Helpful information to include
Product name: NServiceBus
Version:
Stacktrace: None
Description:
So we have many NServiceBus services running as Azure Worker Roles. We have only one logical service that uses NHibernate persistence for saga persistence. For that logical service, we have 5 worker role instances (so 5 instances of the same cloud service which translates to 5 PaaS instances)
All the non-NHibernate saga persistence services are working just fine. But this one service (we call it the Orchestrator service) constantly STOPS receiving messages from the Azure Service Bus Queue. The CPU usage in Task Manager shows 0%, but occasionally ticks up to 1% before falling back down to 0%. More curiously, there is always ONE instance of the Orchestrator which stays up and receiving messages normally.
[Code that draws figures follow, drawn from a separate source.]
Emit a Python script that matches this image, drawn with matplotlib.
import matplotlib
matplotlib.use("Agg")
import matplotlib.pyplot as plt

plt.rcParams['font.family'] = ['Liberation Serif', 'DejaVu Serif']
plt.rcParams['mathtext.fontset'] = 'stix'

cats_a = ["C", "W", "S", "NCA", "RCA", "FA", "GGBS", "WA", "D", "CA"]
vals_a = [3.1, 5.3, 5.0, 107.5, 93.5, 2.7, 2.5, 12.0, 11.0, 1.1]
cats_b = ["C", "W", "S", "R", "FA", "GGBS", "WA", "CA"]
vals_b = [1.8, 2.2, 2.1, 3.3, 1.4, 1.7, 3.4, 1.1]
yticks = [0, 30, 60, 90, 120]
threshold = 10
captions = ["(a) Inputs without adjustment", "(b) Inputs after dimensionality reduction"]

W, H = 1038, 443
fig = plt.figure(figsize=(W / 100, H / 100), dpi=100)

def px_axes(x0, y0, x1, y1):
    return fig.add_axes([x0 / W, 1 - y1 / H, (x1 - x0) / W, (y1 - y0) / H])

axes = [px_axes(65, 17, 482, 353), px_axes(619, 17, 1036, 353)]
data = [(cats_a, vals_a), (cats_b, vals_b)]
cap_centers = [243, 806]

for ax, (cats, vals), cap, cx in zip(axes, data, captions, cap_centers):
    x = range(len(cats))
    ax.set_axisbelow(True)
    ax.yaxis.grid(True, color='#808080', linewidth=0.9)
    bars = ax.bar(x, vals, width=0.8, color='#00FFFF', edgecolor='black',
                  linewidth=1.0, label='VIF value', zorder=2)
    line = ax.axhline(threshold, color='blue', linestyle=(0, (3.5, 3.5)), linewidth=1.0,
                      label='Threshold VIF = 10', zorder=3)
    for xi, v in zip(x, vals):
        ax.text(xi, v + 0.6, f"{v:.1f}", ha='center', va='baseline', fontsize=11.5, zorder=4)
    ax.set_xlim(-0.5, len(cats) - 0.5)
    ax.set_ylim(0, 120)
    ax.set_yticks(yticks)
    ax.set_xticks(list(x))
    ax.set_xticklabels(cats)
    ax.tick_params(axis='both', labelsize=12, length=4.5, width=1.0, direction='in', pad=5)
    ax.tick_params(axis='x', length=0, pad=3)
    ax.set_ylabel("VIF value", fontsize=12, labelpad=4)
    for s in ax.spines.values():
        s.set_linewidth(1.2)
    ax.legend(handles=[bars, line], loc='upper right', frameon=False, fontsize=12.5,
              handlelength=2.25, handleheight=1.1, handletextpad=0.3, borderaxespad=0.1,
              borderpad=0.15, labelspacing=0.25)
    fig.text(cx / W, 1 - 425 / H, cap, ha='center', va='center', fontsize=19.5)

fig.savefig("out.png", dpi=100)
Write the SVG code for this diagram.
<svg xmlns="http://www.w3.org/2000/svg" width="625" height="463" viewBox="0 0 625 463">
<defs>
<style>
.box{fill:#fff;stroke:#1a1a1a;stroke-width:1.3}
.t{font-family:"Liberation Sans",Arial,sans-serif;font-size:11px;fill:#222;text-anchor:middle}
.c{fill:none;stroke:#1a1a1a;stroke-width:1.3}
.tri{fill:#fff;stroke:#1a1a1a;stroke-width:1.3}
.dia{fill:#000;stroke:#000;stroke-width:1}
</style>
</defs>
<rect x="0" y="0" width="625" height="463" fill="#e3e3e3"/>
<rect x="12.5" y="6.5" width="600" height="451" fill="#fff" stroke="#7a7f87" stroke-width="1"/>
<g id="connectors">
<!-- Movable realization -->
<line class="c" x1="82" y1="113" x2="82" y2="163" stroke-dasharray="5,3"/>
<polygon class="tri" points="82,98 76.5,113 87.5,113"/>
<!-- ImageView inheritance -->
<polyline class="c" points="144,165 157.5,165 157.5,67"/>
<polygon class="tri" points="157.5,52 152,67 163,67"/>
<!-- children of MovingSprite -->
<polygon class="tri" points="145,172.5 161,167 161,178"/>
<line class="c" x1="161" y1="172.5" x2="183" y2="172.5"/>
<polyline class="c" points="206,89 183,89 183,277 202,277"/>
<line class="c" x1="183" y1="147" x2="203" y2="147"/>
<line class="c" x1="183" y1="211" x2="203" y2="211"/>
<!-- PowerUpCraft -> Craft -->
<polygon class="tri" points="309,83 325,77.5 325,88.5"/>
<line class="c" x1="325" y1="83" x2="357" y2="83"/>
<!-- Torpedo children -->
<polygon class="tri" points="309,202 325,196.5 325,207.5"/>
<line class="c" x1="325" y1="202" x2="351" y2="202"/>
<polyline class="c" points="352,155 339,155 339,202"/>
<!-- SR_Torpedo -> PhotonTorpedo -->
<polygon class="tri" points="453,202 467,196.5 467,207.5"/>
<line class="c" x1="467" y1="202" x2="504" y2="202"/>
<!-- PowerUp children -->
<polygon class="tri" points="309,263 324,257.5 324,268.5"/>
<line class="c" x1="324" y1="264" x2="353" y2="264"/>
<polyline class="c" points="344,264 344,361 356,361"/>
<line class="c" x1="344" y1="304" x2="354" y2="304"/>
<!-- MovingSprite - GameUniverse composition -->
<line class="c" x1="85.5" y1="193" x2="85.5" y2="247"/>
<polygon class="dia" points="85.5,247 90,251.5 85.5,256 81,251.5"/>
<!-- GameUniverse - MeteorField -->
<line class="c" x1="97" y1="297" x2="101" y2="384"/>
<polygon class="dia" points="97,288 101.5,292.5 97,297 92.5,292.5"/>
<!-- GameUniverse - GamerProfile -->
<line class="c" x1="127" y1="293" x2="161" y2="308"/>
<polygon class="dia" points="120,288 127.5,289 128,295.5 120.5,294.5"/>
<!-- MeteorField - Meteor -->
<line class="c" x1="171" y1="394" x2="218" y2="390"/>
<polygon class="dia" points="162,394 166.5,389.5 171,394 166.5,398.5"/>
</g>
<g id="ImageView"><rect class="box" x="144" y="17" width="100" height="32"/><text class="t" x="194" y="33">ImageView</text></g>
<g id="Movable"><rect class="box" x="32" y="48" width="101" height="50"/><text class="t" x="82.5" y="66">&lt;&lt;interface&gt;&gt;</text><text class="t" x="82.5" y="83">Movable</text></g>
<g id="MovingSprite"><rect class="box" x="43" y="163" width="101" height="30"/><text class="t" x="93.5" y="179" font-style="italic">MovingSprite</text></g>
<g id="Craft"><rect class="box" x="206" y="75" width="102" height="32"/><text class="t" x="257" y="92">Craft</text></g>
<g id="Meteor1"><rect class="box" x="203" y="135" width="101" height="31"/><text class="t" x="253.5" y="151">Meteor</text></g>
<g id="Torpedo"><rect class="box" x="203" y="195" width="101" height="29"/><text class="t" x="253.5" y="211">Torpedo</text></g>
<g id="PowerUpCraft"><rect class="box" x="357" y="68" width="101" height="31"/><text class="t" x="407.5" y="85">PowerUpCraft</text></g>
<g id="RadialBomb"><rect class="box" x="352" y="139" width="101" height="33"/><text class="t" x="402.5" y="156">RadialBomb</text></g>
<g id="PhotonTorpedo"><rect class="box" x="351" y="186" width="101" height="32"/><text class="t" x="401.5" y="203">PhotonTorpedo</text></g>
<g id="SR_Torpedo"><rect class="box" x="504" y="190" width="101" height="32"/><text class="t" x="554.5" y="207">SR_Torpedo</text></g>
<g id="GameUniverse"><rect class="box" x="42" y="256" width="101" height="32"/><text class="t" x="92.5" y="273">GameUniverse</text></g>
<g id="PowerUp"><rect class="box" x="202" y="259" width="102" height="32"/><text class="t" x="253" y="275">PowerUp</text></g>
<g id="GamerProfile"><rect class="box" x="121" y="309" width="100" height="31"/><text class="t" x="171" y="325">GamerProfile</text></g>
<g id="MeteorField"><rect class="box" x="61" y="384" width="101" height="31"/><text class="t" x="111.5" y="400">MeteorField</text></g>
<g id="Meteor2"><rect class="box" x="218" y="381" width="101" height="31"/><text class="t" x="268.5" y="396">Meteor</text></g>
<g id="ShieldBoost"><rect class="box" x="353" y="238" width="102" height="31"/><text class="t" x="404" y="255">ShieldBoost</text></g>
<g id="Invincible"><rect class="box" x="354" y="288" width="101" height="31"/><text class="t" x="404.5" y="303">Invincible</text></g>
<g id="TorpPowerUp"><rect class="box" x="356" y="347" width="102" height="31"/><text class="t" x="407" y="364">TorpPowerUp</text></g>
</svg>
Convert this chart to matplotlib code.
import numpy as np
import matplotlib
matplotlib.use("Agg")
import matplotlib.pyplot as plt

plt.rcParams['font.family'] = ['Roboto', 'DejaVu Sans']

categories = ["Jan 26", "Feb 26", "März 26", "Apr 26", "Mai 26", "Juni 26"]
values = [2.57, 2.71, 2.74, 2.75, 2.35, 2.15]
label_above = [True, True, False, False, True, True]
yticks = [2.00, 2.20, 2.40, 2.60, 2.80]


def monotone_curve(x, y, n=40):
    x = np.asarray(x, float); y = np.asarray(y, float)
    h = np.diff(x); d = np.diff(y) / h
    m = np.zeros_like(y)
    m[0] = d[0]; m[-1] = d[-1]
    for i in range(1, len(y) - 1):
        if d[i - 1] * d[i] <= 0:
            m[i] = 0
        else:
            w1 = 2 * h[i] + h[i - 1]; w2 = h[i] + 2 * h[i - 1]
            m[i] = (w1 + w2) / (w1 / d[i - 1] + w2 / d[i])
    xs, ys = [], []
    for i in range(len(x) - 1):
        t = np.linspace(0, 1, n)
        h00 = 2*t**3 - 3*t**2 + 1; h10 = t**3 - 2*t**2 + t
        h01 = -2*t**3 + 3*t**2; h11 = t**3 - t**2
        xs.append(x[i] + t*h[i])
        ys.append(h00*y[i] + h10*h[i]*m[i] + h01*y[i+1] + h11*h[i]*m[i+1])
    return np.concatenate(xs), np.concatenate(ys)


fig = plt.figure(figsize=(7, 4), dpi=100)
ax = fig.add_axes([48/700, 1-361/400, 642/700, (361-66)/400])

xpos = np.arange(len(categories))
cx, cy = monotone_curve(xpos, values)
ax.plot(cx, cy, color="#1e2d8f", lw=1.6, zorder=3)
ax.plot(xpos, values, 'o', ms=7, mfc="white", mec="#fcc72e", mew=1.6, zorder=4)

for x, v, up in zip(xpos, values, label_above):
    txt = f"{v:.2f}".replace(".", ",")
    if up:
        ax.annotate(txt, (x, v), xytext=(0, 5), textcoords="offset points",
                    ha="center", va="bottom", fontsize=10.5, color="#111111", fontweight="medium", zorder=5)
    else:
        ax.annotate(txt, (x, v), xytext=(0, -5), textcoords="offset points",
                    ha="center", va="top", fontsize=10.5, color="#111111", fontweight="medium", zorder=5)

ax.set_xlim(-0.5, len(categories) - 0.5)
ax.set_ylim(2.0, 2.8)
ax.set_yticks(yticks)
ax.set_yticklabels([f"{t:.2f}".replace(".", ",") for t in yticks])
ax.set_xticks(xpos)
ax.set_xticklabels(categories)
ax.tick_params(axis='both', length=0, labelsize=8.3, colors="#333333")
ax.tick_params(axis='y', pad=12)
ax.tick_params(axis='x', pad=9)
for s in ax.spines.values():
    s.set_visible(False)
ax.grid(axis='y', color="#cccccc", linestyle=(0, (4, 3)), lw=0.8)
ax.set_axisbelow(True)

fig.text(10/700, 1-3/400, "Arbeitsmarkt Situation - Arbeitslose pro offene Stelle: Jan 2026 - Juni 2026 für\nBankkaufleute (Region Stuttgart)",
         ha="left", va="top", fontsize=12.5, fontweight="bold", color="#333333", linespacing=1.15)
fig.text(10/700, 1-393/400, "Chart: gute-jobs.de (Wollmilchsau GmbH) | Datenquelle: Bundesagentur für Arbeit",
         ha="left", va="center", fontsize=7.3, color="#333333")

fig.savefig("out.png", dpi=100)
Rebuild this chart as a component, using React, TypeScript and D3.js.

The instance that stays up varies.
So we write a log each time we receive a command and another when we exit the handler. In our log, we'll see things like:
command received
command processed
and then is just stops. Nothing more is written to the log (log4net). I've tried turning on debug for the logging level and no new information is written to the event log. The only way to fix the issue is to restart the instance or to kill the Microsoft Windows Azure Worker Host (WAWORKERHOST). Windows Azure will automatically detect that the worker host is down and will restart it. Normal operation resumes, but within the next 20 minutes or so (it varies and can be stable for hours / days) the process will drop back down to 0% CPU.
We're not really sure where to begin to test.